Sarraj had at least created the possibility of a different future for Libya
And so a foreign attack seemed imminent. But Colombo said this week that the situation had changed substantially over the last few weeks. She credited Sarraj and his bold gambit in returning to Libya uninvited, for much of the change.
Colombo said that whatever the international community might have expected of him, Sarraj had made it clear he would not invite foreign military intervention and would oppose it; acutely conscious of the consequences of the last foreign military intervention in 2011 and the damage another one would do to his domestic political legitimacy.

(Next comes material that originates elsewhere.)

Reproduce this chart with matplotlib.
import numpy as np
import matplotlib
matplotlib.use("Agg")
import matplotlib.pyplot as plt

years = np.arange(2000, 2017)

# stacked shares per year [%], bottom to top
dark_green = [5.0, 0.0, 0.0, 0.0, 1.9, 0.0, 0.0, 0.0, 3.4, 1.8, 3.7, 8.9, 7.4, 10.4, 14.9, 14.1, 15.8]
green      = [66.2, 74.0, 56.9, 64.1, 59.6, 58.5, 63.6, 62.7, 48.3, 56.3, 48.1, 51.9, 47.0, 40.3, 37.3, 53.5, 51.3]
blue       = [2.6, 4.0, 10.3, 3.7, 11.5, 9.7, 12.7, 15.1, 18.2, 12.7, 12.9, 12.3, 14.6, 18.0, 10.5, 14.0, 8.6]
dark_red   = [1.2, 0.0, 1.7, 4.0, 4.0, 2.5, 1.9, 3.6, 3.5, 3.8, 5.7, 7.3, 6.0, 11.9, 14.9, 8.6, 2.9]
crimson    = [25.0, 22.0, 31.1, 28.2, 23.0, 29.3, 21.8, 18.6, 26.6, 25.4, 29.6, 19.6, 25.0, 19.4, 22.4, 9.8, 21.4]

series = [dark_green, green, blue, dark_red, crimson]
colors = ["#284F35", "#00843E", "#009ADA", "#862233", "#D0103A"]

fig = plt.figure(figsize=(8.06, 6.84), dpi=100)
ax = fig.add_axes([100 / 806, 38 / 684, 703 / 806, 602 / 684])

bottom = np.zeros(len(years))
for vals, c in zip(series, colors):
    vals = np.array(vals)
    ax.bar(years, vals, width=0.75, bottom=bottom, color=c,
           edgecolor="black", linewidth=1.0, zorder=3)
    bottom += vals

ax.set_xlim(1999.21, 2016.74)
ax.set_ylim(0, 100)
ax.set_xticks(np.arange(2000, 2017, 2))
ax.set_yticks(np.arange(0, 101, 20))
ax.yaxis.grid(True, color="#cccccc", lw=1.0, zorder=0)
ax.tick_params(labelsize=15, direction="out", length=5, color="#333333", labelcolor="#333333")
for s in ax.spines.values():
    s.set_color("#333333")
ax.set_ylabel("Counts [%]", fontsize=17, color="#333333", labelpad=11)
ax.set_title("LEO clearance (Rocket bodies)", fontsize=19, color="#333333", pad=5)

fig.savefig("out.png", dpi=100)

And Sarraj was meanwhile making some headway in uniting Libyans behind the GNA, she said, with increasing numbers of militias surrendering and pledging support. Critical financial institutions like the Central Bank had also pledged allegiance to it.
This week the European Union had also fully backed the GNA and had offered it €100 million to build its own security. It was also offering indirect military support, such as training. This was a clear sign that the international community was no longer bracing for military intervention, but was instead focusing on using political and diplomatic tools to strengthen the capacity of the GNA to tackle its own problems, she said.
And she saw in this growing support for the GNA, both domestically and internationally, a real glimmer of hope in a better future for Libya.
As for IS, Colombo suggested it was not as great a threat as had been painted. She said Libya had never really been fertile ground for the extremist group, which had gained a foothold in Sirte because of the absence of a Libyan government.
As the GNA gained support, she believed that militias aligned to IS might switch allegiance.
It was still too early to safely predict, she said, and the GNA certainly remained very fragile. But Sarraj had – in under three weeks – at least created ‘the possibility of a different future for Libya.’